Plotting code records:
· · ·
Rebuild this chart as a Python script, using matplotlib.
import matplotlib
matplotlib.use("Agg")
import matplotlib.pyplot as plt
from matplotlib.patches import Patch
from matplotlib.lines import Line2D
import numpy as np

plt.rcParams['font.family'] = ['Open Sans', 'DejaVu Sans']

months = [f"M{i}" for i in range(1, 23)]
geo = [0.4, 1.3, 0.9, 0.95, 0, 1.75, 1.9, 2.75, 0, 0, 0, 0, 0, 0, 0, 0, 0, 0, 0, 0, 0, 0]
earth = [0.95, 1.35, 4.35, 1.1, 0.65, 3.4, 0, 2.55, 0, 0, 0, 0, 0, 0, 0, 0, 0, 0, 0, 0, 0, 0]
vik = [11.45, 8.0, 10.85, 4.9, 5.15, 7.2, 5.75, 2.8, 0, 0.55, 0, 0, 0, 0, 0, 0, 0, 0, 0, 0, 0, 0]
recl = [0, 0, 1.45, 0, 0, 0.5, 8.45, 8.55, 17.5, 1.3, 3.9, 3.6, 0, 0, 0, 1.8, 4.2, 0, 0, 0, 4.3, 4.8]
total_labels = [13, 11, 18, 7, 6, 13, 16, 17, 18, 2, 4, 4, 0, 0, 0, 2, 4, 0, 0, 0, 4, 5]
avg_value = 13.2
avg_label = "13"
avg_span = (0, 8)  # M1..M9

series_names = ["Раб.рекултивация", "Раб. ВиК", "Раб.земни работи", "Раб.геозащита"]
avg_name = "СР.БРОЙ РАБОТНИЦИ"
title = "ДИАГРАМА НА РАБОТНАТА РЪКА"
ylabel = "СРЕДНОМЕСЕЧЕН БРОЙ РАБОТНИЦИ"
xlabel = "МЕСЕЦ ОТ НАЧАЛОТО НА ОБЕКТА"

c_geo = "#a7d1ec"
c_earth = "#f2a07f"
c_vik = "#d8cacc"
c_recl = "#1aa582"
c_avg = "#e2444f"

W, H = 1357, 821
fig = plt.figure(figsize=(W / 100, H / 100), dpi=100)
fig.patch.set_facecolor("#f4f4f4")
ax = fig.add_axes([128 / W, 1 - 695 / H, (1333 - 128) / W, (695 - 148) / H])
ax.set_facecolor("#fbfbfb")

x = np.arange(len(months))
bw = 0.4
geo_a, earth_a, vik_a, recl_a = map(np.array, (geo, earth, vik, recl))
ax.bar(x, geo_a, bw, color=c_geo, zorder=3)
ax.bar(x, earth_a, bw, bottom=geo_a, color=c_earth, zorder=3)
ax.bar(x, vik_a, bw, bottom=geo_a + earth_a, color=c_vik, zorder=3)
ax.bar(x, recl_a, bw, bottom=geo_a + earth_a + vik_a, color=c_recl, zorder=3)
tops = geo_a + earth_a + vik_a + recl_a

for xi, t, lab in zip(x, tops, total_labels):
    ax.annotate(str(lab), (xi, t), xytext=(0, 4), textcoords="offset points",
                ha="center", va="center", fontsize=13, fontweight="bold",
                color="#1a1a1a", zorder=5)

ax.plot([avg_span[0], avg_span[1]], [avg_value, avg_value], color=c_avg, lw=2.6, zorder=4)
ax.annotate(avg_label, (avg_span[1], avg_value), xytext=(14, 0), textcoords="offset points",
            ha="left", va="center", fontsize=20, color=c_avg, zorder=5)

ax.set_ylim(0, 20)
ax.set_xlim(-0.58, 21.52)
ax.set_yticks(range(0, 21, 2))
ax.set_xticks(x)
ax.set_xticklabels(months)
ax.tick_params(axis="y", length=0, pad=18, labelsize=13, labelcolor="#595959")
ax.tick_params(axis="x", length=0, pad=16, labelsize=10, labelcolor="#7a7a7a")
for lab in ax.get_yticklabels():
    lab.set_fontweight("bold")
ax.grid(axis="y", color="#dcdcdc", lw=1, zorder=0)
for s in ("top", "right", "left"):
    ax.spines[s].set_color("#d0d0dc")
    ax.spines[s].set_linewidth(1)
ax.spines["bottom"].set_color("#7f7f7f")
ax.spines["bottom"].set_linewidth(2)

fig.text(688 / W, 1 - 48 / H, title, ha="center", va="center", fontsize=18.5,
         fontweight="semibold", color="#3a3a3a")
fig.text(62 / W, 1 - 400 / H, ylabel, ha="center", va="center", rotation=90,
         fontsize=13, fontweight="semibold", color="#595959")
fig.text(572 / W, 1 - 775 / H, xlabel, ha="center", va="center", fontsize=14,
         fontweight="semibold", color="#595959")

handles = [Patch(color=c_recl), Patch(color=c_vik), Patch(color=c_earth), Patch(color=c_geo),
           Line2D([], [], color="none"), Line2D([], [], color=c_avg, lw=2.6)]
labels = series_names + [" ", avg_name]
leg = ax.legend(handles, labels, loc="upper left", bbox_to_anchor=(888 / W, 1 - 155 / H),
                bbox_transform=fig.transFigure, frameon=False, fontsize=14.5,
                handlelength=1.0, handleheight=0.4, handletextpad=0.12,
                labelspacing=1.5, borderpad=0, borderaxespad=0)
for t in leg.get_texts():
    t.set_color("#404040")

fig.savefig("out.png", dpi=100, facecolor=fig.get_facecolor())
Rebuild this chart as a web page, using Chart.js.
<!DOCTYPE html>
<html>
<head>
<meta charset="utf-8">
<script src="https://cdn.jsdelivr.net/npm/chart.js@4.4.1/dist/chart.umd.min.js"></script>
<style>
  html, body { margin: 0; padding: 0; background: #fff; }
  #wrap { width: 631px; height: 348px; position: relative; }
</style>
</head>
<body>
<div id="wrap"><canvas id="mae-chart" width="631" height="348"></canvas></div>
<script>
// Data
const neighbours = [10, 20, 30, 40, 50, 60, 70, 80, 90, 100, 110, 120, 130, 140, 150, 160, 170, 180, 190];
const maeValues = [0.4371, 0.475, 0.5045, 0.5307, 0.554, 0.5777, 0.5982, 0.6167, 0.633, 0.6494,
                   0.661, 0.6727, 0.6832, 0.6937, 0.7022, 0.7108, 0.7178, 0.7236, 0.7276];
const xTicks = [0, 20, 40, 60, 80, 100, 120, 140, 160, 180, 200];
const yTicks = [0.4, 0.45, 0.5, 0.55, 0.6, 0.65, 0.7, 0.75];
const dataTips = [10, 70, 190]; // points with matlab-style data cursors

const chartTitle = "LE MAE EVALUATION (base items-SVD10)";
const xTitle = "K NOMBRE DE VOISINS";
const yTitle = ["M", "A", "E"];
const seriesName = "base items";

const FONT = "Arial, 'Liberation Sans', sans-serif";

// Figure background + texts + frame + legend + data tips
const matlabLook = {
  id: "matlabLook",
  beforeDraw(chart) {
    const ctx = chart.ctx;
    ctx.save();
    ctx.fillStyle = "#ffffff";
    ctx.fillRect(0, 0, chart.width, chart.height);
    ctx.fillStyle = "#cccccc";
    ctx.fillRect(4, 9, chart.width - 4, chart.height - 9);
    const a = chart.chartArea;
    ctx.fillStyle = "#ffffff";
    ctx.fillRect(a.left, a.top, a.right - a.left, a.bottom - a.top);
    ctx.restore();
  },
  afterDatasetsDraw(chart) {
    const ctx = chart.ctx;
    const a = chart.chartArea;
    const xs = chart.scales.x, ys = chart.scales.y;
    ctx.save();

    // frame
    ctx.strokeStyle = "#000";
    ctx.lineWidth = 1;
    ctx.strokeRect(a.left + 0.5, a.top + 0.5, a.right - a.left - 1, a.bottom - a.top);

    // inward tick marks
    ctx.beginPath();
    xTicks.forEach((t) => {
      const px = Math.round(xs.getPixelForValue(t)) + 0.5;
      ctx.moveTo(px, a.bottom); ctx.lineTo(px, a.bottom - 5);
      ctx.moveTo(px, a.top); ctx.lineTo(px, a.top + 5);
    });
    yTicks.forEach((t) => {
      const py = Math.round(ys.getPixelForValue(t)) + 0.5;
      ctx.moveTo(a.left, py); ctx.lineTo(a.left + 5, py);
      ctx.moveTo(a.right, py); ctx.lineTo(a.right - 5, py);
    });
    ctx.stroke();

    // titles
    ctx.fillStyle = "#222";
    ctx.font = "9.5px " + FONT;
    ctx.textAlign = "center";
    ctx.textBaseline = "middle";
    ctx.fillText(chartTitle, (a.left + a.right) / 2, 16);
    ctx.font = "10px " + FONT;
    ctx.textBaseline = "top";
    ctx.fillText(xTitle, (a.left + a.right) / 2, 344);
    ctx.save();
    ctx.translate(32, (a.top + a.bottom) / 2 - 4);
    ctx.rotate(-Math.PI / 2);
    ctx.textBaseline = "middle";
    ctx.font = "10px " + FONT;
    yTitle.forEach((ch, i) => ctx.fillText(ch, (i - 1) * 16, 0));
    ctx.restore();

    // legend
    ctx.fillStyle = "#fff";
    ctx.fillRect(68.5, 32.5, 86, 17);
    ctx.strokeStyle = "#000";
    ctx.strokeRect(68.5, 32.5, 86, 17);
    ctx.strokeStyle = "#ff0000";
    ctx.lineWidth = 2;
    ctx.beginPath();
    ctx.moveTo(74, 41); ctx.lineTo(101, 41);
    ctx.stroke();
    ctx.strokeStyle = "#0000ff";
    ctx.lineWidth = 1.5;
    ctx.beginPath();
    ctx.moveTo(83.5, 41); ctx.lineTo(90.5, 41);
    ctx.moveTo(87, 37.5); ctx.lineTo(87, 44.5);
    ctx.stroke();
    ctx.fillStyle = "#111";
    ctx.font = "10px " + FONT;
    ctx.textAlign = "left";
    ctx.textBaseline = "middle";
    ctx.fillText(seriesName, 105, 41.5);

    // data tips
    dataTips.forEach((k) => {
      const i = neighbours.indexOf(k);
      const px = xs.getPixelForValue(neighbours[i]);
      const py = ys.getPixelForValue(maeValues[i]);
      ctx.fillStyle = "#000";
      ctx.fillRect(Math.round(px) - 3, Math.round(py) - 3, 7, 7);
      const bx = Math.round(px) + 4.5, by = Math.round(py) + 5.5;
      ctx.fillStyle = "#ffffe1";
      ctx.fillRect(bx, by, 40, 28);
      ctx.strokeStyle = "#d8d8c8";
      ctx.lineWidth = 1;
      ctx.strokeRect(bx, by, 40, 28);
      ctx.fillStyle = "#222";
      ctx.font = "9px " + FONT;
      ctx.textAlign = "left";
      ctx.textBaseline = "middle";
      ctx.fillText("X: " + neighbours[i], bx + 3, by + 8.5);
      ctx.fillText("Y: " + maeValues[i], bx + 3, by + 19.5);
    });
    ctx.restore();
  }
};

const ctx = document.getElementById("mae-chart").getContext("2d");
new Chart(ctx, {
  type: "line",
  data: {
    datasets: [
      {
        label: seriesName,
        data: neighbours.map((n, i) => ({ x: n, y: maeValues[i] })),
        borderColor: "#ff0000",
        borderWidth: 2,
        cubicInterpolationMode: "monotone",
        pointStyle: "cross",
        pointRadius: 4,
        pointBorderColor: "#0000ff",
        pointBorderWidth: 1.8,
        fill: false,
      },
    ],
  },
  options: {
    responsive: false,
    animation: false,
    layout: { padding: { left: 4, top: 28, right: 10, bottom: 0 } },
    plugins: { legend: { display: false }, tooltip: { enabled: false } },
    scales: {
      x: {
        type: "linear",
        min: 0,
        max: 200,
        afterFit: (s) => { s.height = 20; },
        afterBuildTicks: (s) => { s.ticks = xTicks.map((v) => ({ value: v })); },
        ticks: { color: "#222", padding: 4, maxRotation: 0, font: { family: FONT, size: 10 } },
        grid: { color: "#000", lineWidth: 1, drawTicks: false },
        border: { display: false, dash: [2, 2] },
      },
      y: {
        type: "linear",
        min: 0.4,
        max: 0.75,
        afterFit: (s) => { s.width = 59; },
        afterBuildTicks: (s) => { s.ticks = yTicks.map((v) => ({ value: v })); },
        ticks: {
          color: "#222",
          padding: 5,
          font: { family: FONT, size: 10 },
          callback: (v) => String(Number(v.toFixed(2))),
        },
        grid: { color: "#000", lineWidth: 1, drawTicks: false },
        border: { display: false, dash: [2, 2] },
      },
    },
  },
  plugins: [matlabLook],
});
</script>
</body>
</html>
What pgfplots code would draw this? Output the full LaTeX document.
· · ·
_Description of the task_
Copy every line that includes the string "matplotlib" from the material above.

_Response for this exercise_
Rebuild this chart as a Python script, using matplotlib.
import matplotlib
matplotlib.use("Agg")
import matplotlib.pyplot as plt
from matplotlib.patches import Patch
from matplotlib.lines import Line2D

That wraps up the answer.